I learned early how to be reliable. How to manage myself. How to stay upright even when adults around me were struggling to do the same. My father’s drinking, his volatility, and his constant movement through jobs and relationships meant that life often felt like something to be handled rather than enjoyed. My mother did what she could within that reality, and eventually she left him, but leaving didn’t magically create stability. It created another season of figuring things out.

As the family fractured and reassembled in different configurations, responsibility quietly landed on me. Not because anyone explicitly handed it over, but because someone always had to hold the thread. Over time, that thread became mine.

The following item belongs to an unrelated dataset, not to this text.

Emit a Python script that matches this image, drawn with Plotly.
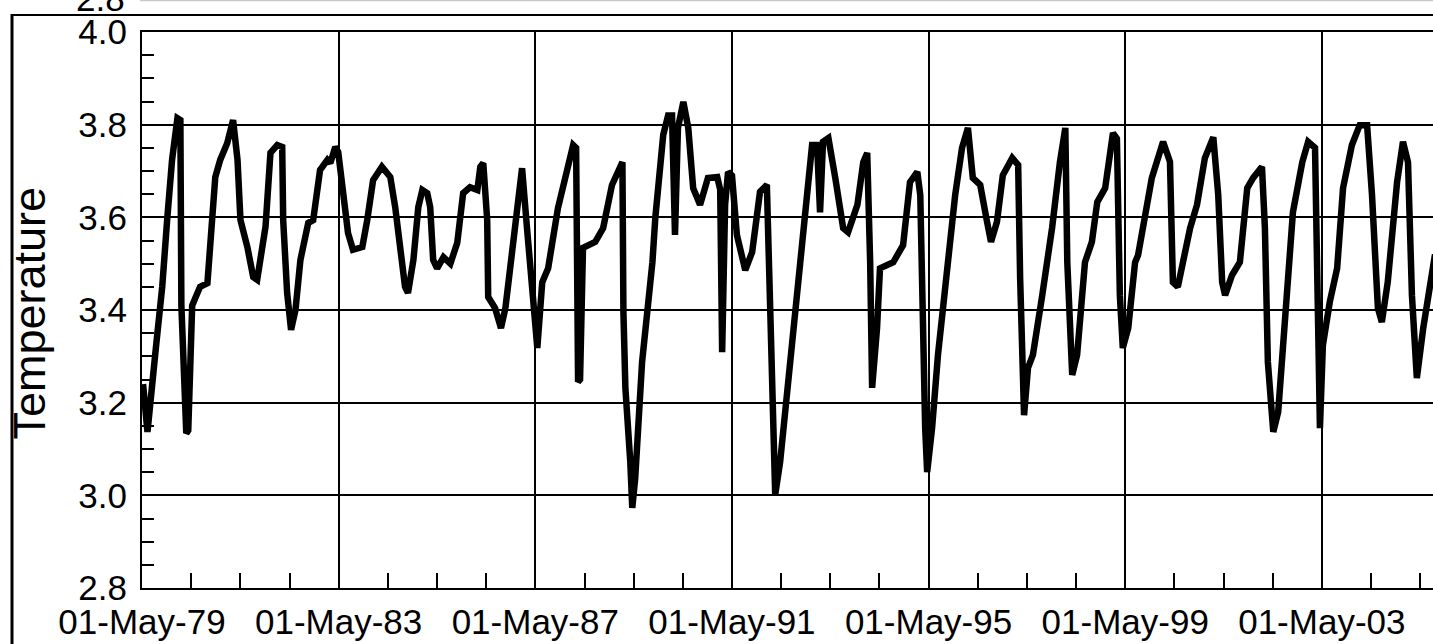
import plotly.graph_objects as go
from datetime import datetime, timedelta

# time (decimal years) and temperature values
t_years = [
    1979.35, 1979.44, 1979.60, 1979.74, 1979.84, 1979.94, 1980.05, 1980.11, 1980.13, 1980.23,
    1980.27, 1980.35, 1980.51, 1980.66, 1980.82, 1980.92, 1981.06, 1981.18, 1981.27, 1981.33,
    1981.47, 1981.59, 1981.67, 1981.73, 1981.84, 1981.94, 1982.08, 1982.18, 1982.20, 1982.28,
    1982.36, 1982.45, 1982.55, 1982.71, 1982.81, 1982.95, 1983.10, 1983.16, 1983.26, 1983.32,
    1983.42, 1983.52, 1983.62, 1983.81, 1983.91, 1984.03, 1984.21, 1984.38, 1984.48, 1984.58,
    1984.68, 1984.74, 1984.85, 1984.95, 1985.03, 1985.13, 1985.19, 1985.25, 1985.33, 1985.46,
    1985.60, 1985.74, 1985.86, 1986.00, 1986.15, 1986.21, 1986.27, 1986.35, 1986.37, 1986.51,
    1986.63, 1986.72, 1986.86, 1986.98, 1987.06, 1987.16, 1987.27, 1987.37, 1987.47, 1987.59,
    1987.79, 1987.98, 1988.10, 1988.16, 1988.18, 1988.20, 1988.24, 1988.30, 1988.55, 1988.71,
    1988.89, 1989.10, 1989.12, 1989.16, 1989.26, 1989.30, 1989.36, 1989.50, 1989.71, 1989.77,
    1989.93, 1990.03, 1990.11, 1990.17, 1990.23, 1990.34, 1990.44, 1990.54, 1990.68, 1990.84,
    1991.03, 1991.09, 1991.13, 1991.19, 1991.25, 1991.33, 1991.43, 1991.60, 1991.74, 1991.90,
    1992.04, 1992.11, 1992.17, 1992.21, 1992.31, 1992.45, 1992.65, 1992.82, 1992.96, 1993.06,
    1993.12, 1993.18, 1993.29, 1993.43, 1993.59, 1993.69, 1993.88, 1994.00, 1994.08, 1994.14,
    1994.18, 1994.28, 1994.34, 1994.61, 1994.81, 1994.95, 1995.10, 1995.16, 1995.20, 1995.26,
    1995.30, 1995.40, 1995.52, 1995.73, 1995.87, 1996.01, 1996.13, 1996.23, 1996.38, 1996.52,
    1996.60, 1996.72, 1996.84, 1997.03, 1997.15, 1997.19, 1997.23, 1997.27, 1997.35, 1997.45,
    1997.64, 1997.84, 1998.00, 1998.11, 1998.15, 1998.21, 1998.25, 1998.35, 1998.51, 1998.65,
    1998.76, 1998.92, 1999.08, 1999.16, 1999.22, 1999.28, 1999.39, 1999.53, 1999.59, 1999.87,
    2000.10, 2000.24, 2000.30, 2000.40, 2000.55, 2000.65, 2000.79, 2000.95, 2001.12, 2001.22,
    2001.30, 2001.36, 2001.50, 2001.66, 2001.81, 2001.93, 2002.11, 2002.17, 2002.23, 2002.34,
    2002.44, 2002.58, 2002.74, 2002.93, 2003.05, 2003.19, 2003.23, 2003.29, 2003.35, 2003.49,
    2003.64, 2003.76, 2003.94, 2004.10, 2004.25, 2004.35, 2004.47, 2004.55, 2004.67, 2004.86,
    2004.98, 2005.08, 2005.16, 2005.26, 2005.39, 2005.53, 2005.63,
]
temperature = [
    3.24, 3.137, 3.307, 3.45, 3.594, 3.724, 3.814, 3.81, 3.41, 3.134,
    3.14, 3.41, 3.45, 3.458, 3.687, 3.724, 3.76, 3.81, 3.724, 3.594,
    3.536, 3.471, 3.465, 3.50, 3.58, 3.739, 3.756, 3.752, 3.594, 3.437,
    3.357, 3.40, 3.508, 3.588, 3.594, 3.702, 3.724, 3.717, 3.752, 3.741,
    3.665, 3.566, 3.53, 3.536, 3.594, 3.68, 3.709, 3.687, 3.622, 3.523,
    3.45, 3.437, 3.508, 3.622, 3.659, 3.652, 3.622, 3.508, 3.49, 3.514,
    3.50, 3.545, 3.652, 3.665, 3.659, 3.709, 3.717, 3.594, 3.428, 3.404,
    3.361, 3.404, 3.518, 3.627, 3.706, 3.577, 3.447, 3.318, 3.46, 3.49,
    3.62, 3.698, 3.756, 3.75, 3.404, 3.245, 3.25, 3.534, 3.547, 3.577,
    3.67, 3.719, 3.396, 3.232, 3.072, 2.973, 3.037, 3.288, 3.503, 3.60,
    3.778, 3.82, 3.82, 3.562, 3.793, 3.849, 3.793, 3.663, 3.627, 3.685,
    3.687, 3.66, 3.309, 3.627, 3.698, 3.69, 3.562, 3.486, 3.525, 3.655,
    3.67, 3.374, 3.145, 3.001, 3.072, 3.217, 3.417, 3.611, 3.756, 3.756,
    3.611, 3.763, 3.771, 3.685, 3.577, 3.568, 3.627, 3.719, 3.739, 3.503,
    3.232, 3.361, 3.49, 3.503, 3.54, 3.676, 3.698, 3.648, 3.361, 3.145,
    3.05, 3.145, 3.303, 3.518, 3.648, 3.75, 3.793, 3.685, 3.67, 3.59,
    3.547, 3.59, 3.691, 3.728, 3.713, 3.469, 3.253, 3.173, 3.275, 3.303,
    3.432, 3.577, 3.719, 3.793, 3.503, 3.324, 3.26, 3.303, 3.503, 3.547,
    3.633, 3.663, 3.782, 3.77, 3.432, 3.318, 3.361, 3.503, 3.518, 3.685,
    3.763, 3.72, 3.46, 3.45, 3.525, 3.577, 3.627, 3.728, 3.773, 3.648,
    3.46, 3.432, 3.475, 3.503, 3.663, 3.685, 3.709, 3.577, 3.288, 3.137,
    3.18, 3.396, 3.611, 3.719, 3.763, 3.75, 3.469, 3.145, 3.324, 3.417,
    3.49, 3.663, 3.756, 3.799, 3.799, 3.648, 3.404, 3.374, 3.46, 3.676,
    3.763, 3.719, 3.432, 3.253, 3.361, 3.46, 3.52,
]

y_title = "Temperature"
x_start = "1979-05-01"
x_end = "2005-08-04"
y_range = [2.8, 4.0]


def to_date(t):
    yr = int(t)
    return datetime(yr, 1, 1) + timedelta(days=(t - yr) * 365.25)


dates = [to_date(t) for t in t_years]

FONT = "Arial, Liberation Sans, Helvetica, sans-serif"
TICK_SIZE = 35

fig = go.Figure()
fig.add_trace(go.Scatter(
    x=dates, y=temperature, mode="lines",
    line=dict(color="black", width=6.5),
    showlegend=False, hoverinfo="skip",
))

fig.update_layout(
    width=1433, height=644,
    margin=dict(l=142, r=0, t=32, b=56, autoexpand=False),
    paper_bgcolor="white", plot_bgcolor="white",
    font=dict(family=FONT, color="black", size=TICK_SIZE),
    showlegend=False,
)

fig.update_xaxes(
    type="date", range=[x_start, x_end],
    tick0=x_start, dtick="M48", tickformat="%d-%b-%y",
    ticks="inside", ticklen=15, tickwidth=1.5, tickcolor="black",
    showgrid=True, gridcolor="black", gridwidth=1.5,
    showline=True, linecolor="black", linewidth=2, mirror=True,
    zeroline=False, ticklabelstandoff=2,
    tickfont=dict(family=FONT, size=TICK_SIZE, color="black"),
    minor=dict(tick0=x_start, dtick="M12", ticks="inside", ticklen=15,
               tickwidth=1.5, tickcolor="black", showgrid=False),
)

fig.update_yaxes(
    range=y_range, dtick=0.2, tick0=2.8, tickformat=".1f",
    ticks="inside", ticklen=12, tickwidth=1.5, tickcolor="black",
    showgrid=True, gridcolor="black", gridwidth=1.5,
    showline=True, linecolor="black", linewidth=2, mirror=False,
    zeroline=False, ticklabelstandoff=6,
    tickfont=dict(family=FONT, size=TICK_SIZE, color="black"),
    minor=dict(dtick=0.05, ticks="inside", ticklen=12, tickwidth=1.5,
               tickcolor="black", showgrid=False),
)

W, Hp = 1291.0, 556.0  # plot area size in px


def px(xp):
    return (xp - 142) / W


def py(yp):
    return (588 - yp) / Hp


# frame remnants of the panel above
fig.add_shape(type="line", xref="paper", yref="paper",
              x0=px(12), x1=px(12), y0=py(14), y1=py(660),
              line=dict(color="black", width=3))
fig.add_shape(type="line", xref="paper", yref="paper",
              x0=px(12), x1=px(1440), y0=py(15), y1=py(15),
              line=dict(color="black", width=2))
fig.add_shape(type="line", xref="paper", yref="paper",
              x0=px(140), x1=px(1440), y0=py(0.5), y1=py(0.5),
              line=dict(color="#c8c8c8", width=1.5))

# cut-off tick label of the panel above
fig.add_annotation(text="2.8", xref="paper", yref="paper",
                   x=px(127), y=py(20), xanchor="right", yanchor="bottom",
                   showarrow=False, font=dict(family=FONT, size=TICK_SIZE, color="black"))

# y-axis title
fig.add_annotation(text=y_title, xref="paper", yref="paper",
                   x=px(1), y=py(313), xanchor="left", yanchor="middle",
                   textangle=-90, showarrow=False,
                   font=dict(family=FONT, size=45, color="black"))

fig.write_html("out.html",
               config={"displayModeBar": False},
               post_script="document.body.style.margin='0';document.body.style.overflow='hidden';")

By the time I was still a child, I was managing a chronic illness without consistent adult containment. I lived in environments filled with noise, drugs, danger, and adult problems that spilled freely into public view. I saw more than I was ready to see, and I learned to metabolize it quickly. There wasn’t time to fall apart, there were things to do, brothers to watch, bodies to manage, decisions to make.

From the outside, I looked capable. I worked jobs. I showed up. I adapted. People relied on me, and I rarely disappointed them. Competence became my calling card. What no one could see was how much energy it took to remain that way.

Survival patterns don’t always feel like panic. Sometimes they feel like efficiency. Sometimes they feel like strength. And sometimes they feel so familiar that you don’t realize they were born in response to instability at all.

For a long time, I thought this was simply who I was: resilient, independent, able to handle whatever came next. It never occurred to me that survival was meant to be a phase, not a permanent way of living.